== Data

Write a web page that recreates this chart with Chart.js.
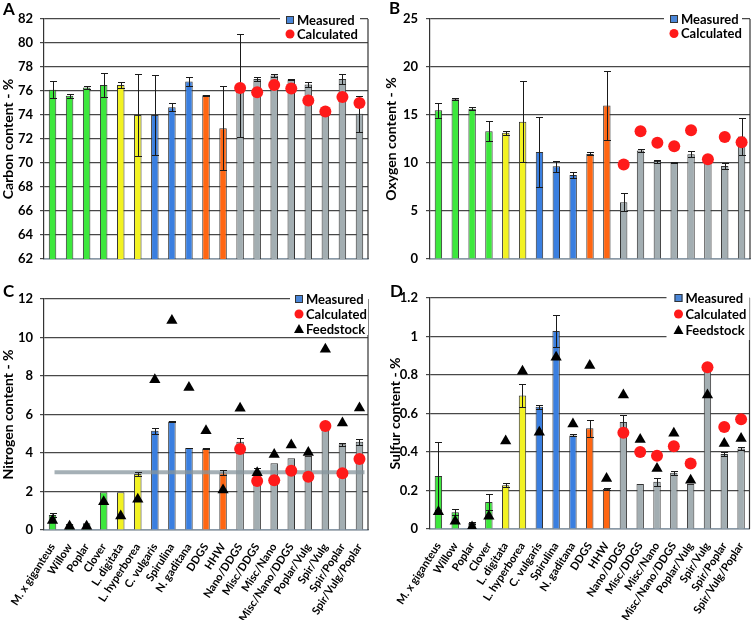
<!DOCTYPE html>
<html><head><meta charset="utf-8">
<script src="https://cdn.jsdelivr.net/npm/chart.js@4.4.1/dist/chart.umd.min.js"></script>
<style>
html,body{margin:0;padding:0;background:#fff;}
#wrap{position:relative;width:756px;height:620px;overflow:hidden;background:#fff;}
canvas{position:absolute;}
</style></head><body>
<div id="wrap">
<canvas id="cA" width="378" height="280" style="left:0;top:0"></canvas>
<canvas id="cB" width="378" height="280" style="left:378px;top:0"></canvas>
<canvas id="cC" width="378" height="340" style="left:0;top:280px"></canvas>
<canvas id="cD" width="378" height="340" style="left:378px;top:280px"></canvas>
</div>
<script>
// ---------------- DATA ----------------
const categories = ['M. x giganteus','Willow','Poplar','Clover','L. digitata','L. hyperborea','C. vulgaris','Spirulina','N. gaditana','DDGS','HHW','Nano/DDGS','Misc/DDGS','Misc/Nano','Misc/Nano/DDGS','Poplar/Vulg','Spir/Vulg','Spir/Poplar','Spir/Vulg/Poplar'];
const categoryGroups = ['terrestrial','terrestrial','terrestrial','terrestrial','macroalgae','macroalgae','microalgae','microalgae','microalgae','waste','waste','blend','blend','blend','blend','blend','blend','blend','blend'];

const carbonMeasured   = [76.1, 75.6, 76.3, 76.5, 76.5, 74.0, 74.0, 74.65, 76.8, 75.65, 72.9, 76.45, 77.0, 77.3, 76.95, 76.55, 74.0, 77.0, 74.1];
const carbonError      = [0.7, 0.15, 0.1, 1.0, 0.25, 3.4, 3.3, 0.35, 0.4, 0.05, 3.5, 4.3, 0.2, 0.15, 0.05, 0.2, 0, 0.45, 1.5];
const carbonCalculated = [null,null,null,null,null,null,null,null,null,null,null, 76.25, 75.9, 76.5, 76.2, 75.2, 74.3, 75.5, 75.0];
const carbonTickLabels = ['62','64','66','68','70','72','74','76','78','80','82'];

const oxygenMeasured   = [15.5, 16.65, 15.65, 13.3, 13.15, 14.3, 11.15, 9.65, 8.75, 10.95, 16.0, 5.9, 11.3, 10.2, 10.1, 10.9, 10.1, 9.7, 12.75];
const oxygenError      = [0.8, 0.1, 0.15, 1.05, 0.2, 4.2, 3.6, 0.55, 0.3, 0.15, 3.6, 0.95, 0.2, 0.15, 0.05, 0.3, 0, 0.35, 1.9];
const oxygenCalculated = [null,null,null,null,null,null,null,null,null,null,null, 9.85, 13.3, 12.1, 11.75, 13.4, 10.4, 12.7, 12.15];
const oxygenTickLabels = ['0','5','10','15','20','25'];

const nitrogenMeasured   = [0.78, 0.31, 0.35, 1.96, 1.96, 2.91, 5.15, 5.63, 4.26, 4.23, 3.0, 4.59, 3.08, 3.47, 3.73, 3.85, 5.41, 4.45, 4.58];
const nitrogenError      = [0.12, 0, 0, 0, 0, 0.12, 0.15, 0.03, 0.02, 0.02, 0.12, 0.2, 0.12, 0, 0, 0, 0, 0.07, 0.17];
const nitrogenCalculated = [null,null,null,null,null,null,null,null,null,null,null, 4.21, 2.55, 2.58, 3.08, 2.77, 5.4, 2.95, 3.69];
const nitrogenFeedstock  = [0.5, 0.2, 0.2, 1.47, 0.73, 1.6, 7.8, 10.88, 7.4, 5.16, 2.08, 6.33, 2.98, 3.92, 4.42, 4.02, 9.39, 5.56, 6.34];
const nitrogenReference  = 3;
const nitrogenTickLabels = ['0','2','4','6','8','10','12'];

const sulfurMeasured   = [0.275, 0.087, 0.031, 0.14, 0.227, 0.694, 0.635, 1.028, 0.486, 0.523, 0.208, 0.556, 0.234, 0.245, 0.292, 0.234, 0.823, 0.39, 0.418];
const sulfurError      = [0.178, 0.015, 0.005, 0.04, 0.01, 0.06, 0.01, 0.085, 0.005, 0.045, 0.003, 0.035, 0, 0.02, 0.01, 0, 0, 0.01, 0.01];
const sulfurCalculated = [null,null,null,null,null,null,null,null,null,null,null, 0.50, 0.40, 0.38, 0.43, 0.34, 0.84, 0.53, 0.57];
const sulfurFeedstock  = [0.09, 0.04, 0.01, 0.066, 0.457, 0.82, 0.503, 0.892, 0.545, 0.849, 0.262, 0.696, 0.465, 0.314, 0.497, 0.253, 0.696, 0.444, 0.47];
const sulfurTickLabels = ['0','0.2','0.4','0.6','0.8','1','1.2'];

// ---------------- STYLE ----------------
const FONT = "Lato, 'Open Sans', 'Liberation Sans', sans-serif";
const groupColors = {terrestrial:'#3de83d', macroalgae:'#f2f222', microalgae:'#3a7fe0', waste:'#ff6612', blend:'#a3aeb2'};
const barColors = categoryGroups.map(g => groupColors[g]);

const decor = {
  id: 'decor',
  afterDatasetDraw(chart, args, opts) {
    if (args.meta.type !== 'bar') return;
    const ctx = chart.ctx, y = chart.scales.y, bars = args.meta.data;
    const values = chart.data.datasets[args.index].data;
    ctx.save();
    if (opts.refValue != null) {
      const yy = y.getPixelForValue(opts.refValue);
      ctx.strokeStyle = 'rgba(135,150,158,0.75)';
      ctx.lineWidth = 4;
      ctx.beginPath();
      ctx.moveTo(bars[0].x + 2, yy);
      ctx.lineTo(bars[bars.length - 1].x + 5, yy);
      ctx.stroke();
    }
    ctx.strokeStyle = '#1a1a1a';
    ctx.lineWidth = 1;
    bars.forEach((bar, i) => {
      const e = opts.errors[i];
      if (!e) return;
      const v = values[i];
      const x = Math.round(bar.x) + 0.5;
      const yt = Math.round(y.getPixelForValue(v + e)) + 0.5;
      const yb = Math.round(y.getPixelForValue(v - e)) + 0.5;
      ctx.beginPath();
      ctx.moveTo(x, yt); ctx.lineTo(x, yb);
      ctx.moveTo(x - 3.5, yt); ctx.lineTo(x + 3.5, yt);
      ctx.moveTo(x - 3.5, yb); ctx.lineTo(x + 3.5, yb);
      ctx.stroke();
    });
    ctx.restore();
  },
  afterDraw(chart, args, opts) {
    const ctx = chart.ctx, a = chart.chartArea;
    ctx.save();
    // right frame
    ctx.strokeStyle = '#333';
    ctx.lineWidth = 1.2;
    ctx.beginPath(); ctx.moveTo(a.right, a.top); ctx.lineTo(a.right, a.bottom); ctx.stroke();
    // legend
    const L = opts.legend;
    ctx.fillStyle = '#fff';
    ctx.fillRect(a.right - L.boxLeft, a.top - L.boxTop, L.boxLeft - L.boxRightGap, L.boxH);
    ctx.font = 'bold 13px ' + FONT;
    ctx.textBaseline = 'middle';
    ctx.textAlign = 'left';
    L.items.forEach((it, k) => {
      const cy = a.top + L.y0 + k * L.rowH;
      const mx = a.right - L.markerOff;
      if (it === 'Measured') {
        ctx.fillStyle = '#4a86d8'; ctx.fillRect(mx - 4, cy - 4, 8, 8);
        ctx.strokeStyle = '#333'; ctx.lineWidth = 1; ctx.strokeRect(mx - 4 + 0.5, cy - 4 + 0.5, 7, 7);
      } else if (it === 'Calculated') {
        ctx.fillStyle = '#ff1a1a'; ctx.beginPath(); ctx.arc(mx, cy, 4.5, 0, Math.PI * 2); ctx.fill();
      } else {
        ctx.fillStyle = '#000'; ctx.beginPath();
        ctx.moveTo(mx, cy - 5); ctx.lineTo(mx + 5, cy + 4); ctx.lineTo(mx - 5, cy + 4); ctx.closePath(); ctx.fill();
      }
      ctx.fillStyle = '#000';
      ctx.fillText(it, mx + 7, cy + 0.5);
    });
    // panel letter
    ctx.font = 'bold 17px ' + FONT;
    ctx.textBaseline = 'alphabetic';
    ctx.fillStyle = '#000';
    ctx.fillText(opts.letter, opts.letterX, opts.letterY);
    ctx.restore();
  }
};

function makeChart(id, cfg) {
  const datasets = [];
  datasets.push({
    type: 'line', label: 'Calculated', data: cfg.calculated, showLine: false,
    pointStyle: 'circle', pointRadius: 6, pointBackgroundColor: '#ff1a1a', pointBorderWidth: 0, order: 1
  });
  if (cfg.feedstock) datasets.push({
    type: 'line', label: 'Feedstock', data: cfg.feedstock, showLine: false,
    pointStyle: 'triangle', pointRadius: 6.5, pointBackgroundColor: '#000', pointBorderColor: '#000', pointBorderWidth: 0, order: 0
  });
  datasets.push({
    type: 'bar', label: 'Measured', data: cfg.measured, backgroundColor: barColors,
    borderColor: '#333', borderWidth: 1, barPercentage: 0.44, categoryPercentage: 1, order: 3
  });
  return new Chart(document.getElementById(id), {
    type: 'bar',
    data: { labels: categories, datasets },
    options: {
      responsive: false, animation: false, devicePixelRatio: 1,
      layout: { padding: cfg.padding },
      plugins: {
        legend: { display: false }, tooltip: { enabled: false },
        decor: { errors: cfg.errors, refValue: cfg.refValue, legend: cfg.legend, letter: cfg.letter, letterX: cfg.letterX, letterY: cfg.letterY }
      },
      scales: {
        x: {
          grid: { display: false },
          border: { display: true, color: '#8a9aa8', width: 1.5 },
          ticks: cfg.showX ? { display: true, autoSkip: false, minRotation: 57, maxRotation: 57, padding: 3, color: '#000', font: { family: FONT, size: 11, weight: 'bold' } } : { display: false },
          afterFit: s => { s.height = cfg.xHeight; }
        },
        y: {
          min: cfg.min, max: cfg.max,
          ticks: { stepSize: cfg.step, padding: cfg.tickPad, color: '#000', font: { family: FONT, size: 13, weight: 'bold' },
                   callback: (v, i) => cfg.tickLabels[i] },
          grid: { color: '#484848', lineWidth: 1.2, drawTicks: true, tickLength: 4 },
          border: { display: true, color: '#333', width: 1.2 },
          title: { display: true, text: cfg.title, color: '#000', font: { family: FONT, size: 14, weight: 'bold' }, padding: { top: cfg.titlePad, bottom: 0 } },
          afterFit: s => { s.width = cfg.yWidth; }
        }
      }
    },
    plugins: [decor]
  });
}

makeChart('cA', {
  measured: carbonMeasured, errors: carbonError, calculated: carbonCalculated,
  min: 62, max: 82, step: 2, tickLabels: carbonTickLabels, title: 'Carbon content - %',
  padding: { top: 19, right: 10, bottom: 21, left: 0 }, yWidth: 44, xHeight: 0, tickPad: 7, titlePad: 0, showX: false,
  legend: { items: ['Measured', 'Calculated'], markerOff: 78, y0: 1, rowH: 14, boxLeft: 88, boxRightGap: 8, boxTop: 10, boxH: 32 },
  letter: 'A', letterX: 3, letterY: 15
});
makeChart('cB', {
  measured: oxygenMeasured, errors: oxygenError, calculated: oxygenCalculated,
  min: 0, max: 25, step: 5, tickLabels: oxygenTickLabels, title: 'Oxygen content - %',
  padding: { top: 19, right: 5, bottom: 21, left: 0 }, yWidth: 52, xHeight: 0, tickPad: 8, titlePad: 5, showX: false,
  legend: { items: ['Measured', 'Calculated'], markerOff: 76, y0: 0, rowH: 14.5, boxLeft: 86, boxRightGap: 8, boxTop: 10, boxH: 32 },
  letter: 'B', letterX: 11, letterY: 14
});
makeChart('cC', {
  measured: nitrogenMeasured, errors: nitrogenError, calculated: nitrogenCalculated, feedstock: nitrogenFeedstock, refValue: nitrogenReference,
  min: 0, max: 12, step: 2, tickLabels: nitrogenTickLabels, title: 'Nitrogen content - %',
  padding: { top: 19, right: 10, bottom: 0, left: 0 }, yWidth: 44, xHeight: 90, tickPad: 7, titlePad: 0, showX: true,
  legend: { items: ['Measured', 'Calculated', 'Feedstock'], markerOff: 69, y0: 0, rowH: 15, boxLeft: 78, boxRightGap: 0, boxTop: 9, boxH: 45 },
  letter: 'C', letterX: 3, letterY: 17
});
makeChart('cD', {
  measured: sulfurMeasured, errors: sulfurError, calculated: sulfurCalculated, feedstock: sulfurFeedstock,
  min: 0, max: 1.2, step: 0.2, tickLabels: sulfurTickLabels, title: 'Sulfur content - %',
  padding: { top: 18, right: 5, bottom: 0, left: 0 }, yWidth: 52, xHeight: 91, tickPad: 8, titlePad: 9, showX: true,
  legend: { items: ['Measured', 'Calculated', 'Feedstock'], markerOff: 71, y0: 0, rowH: 16, boxLeft: 83, boxRightGap: 0, boxTop: 9, boxH: 51 },
  letter: 'D', letterX: 12, letterY: 17
});
</script>
</body></html>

====

▸ Given request: Begin at the first line of the material and copy each line exactly through the one containing "const oxygenTickLabels = ['0','5','10','15','20','25'];". Omit pictures.

▸ Written response:
Write a web page that recreates this chart with Chart.js.
<!DOCTYPE html>
<html><head><meta charset="utf-8">
<script src="https://cdn.jsdelivr.net/npm/chart.js@4.4.1/dist/chart.umd.min.js"></script>
<style>
html,body{margin:0;padding:0;background:#fff;}
#wrap{position:relative;width:756px;height:620px;overflow:hidden;background:#fff;}
canvas{position:absolute;}
</style></head><body>
<div id="wrap">
<canvas id="cA" width="378" height="280" style="left:0;top:0"></canvas>
<canvas id="cB" width="378" height="280" style="left:378px;top:0"></canvas>
<canvas id="cC" width="378" height="340" style="left:0;top:280px"></canvas>
<canvas id="cD" width="378" height="340" style="left:378px;top:280px"></canvas>
</div>
<script>
// ---------------- DATA ----------------
const categories = ['M. x giganteus','Willow','Poplar','Clover','L. digitata','L. hyperborea','C. vulgaris','Spirulina','N. gaditana','DDGS','HHW','Nano/DDGS','Misc/DDGS','Misc/Nano','Misc/Nano/DDGS','Poplar/Vulg','Spir/Vulg','Spir/Poplar','Spir/Vulg/Poplar'];
const categoryGroups = ['terrestrial','terrestrial','terrestrial','terrestrial','macroalgae','macroalgae','microalgae','microalgae','microalgae','waste','waste','blend','blend','blend','blend','blend','blend','blend','blend'];

const carbonMeasured   = [76.1, 75.6, 76.3, 76.5, 76.5, 74.0, 74.0, 74.65, 76.8, 75.65, 72.9, 76.45, 77.0, 77.3, 76.95, 76.55, 74.0, 77.0, 74.1];
const carbonError      = [0.7, 0.15, 0.1, 1.0, 0.25, 3.4, 3.3, 0.35, 0.4, 0.05, 3.5, 4.3, 0.2, 0.15, 0.05, 0.2, 0, 0.45, 1.5];
const carbonCalculated = [null,null,null,null,null,null,null,null,null,null,null, 76.25, 75.9, 76.5, 76.2, 75.2, 74.3, 75.5, 75.0];
const carbonTickLabels = ['62','64','66','68','70','72','74','76','78','80','82'];

const oxygenMeasured   = [15.5, 16.65, 15.65, 13.3, 13.15, 14.3, 11.15, 9.65, 8.75, 10.95, 16.0, 5.9, 11.3, 10.2, 10.1, 10.9, 10.1, 9.7, 12.75];
const oxygenError      = [0.8, 0.1, 0.15, 1.05, 0.2, 4.2, 3.6, 0.55, 0.3, 0.15, 3.6, 0.95, 0.2, 0.15, 0.05, 0.3, 0, 0.35, 1.9];
const oxygenCalculated = [null,null,null,null,null,null,null,null,null,null,null, 9.85, 13.3, 12.1, 11.75, 13.4, 10.4, 12.7, 12.15];
const oxygenTickLabels = ['0','5','10','15','20','25'];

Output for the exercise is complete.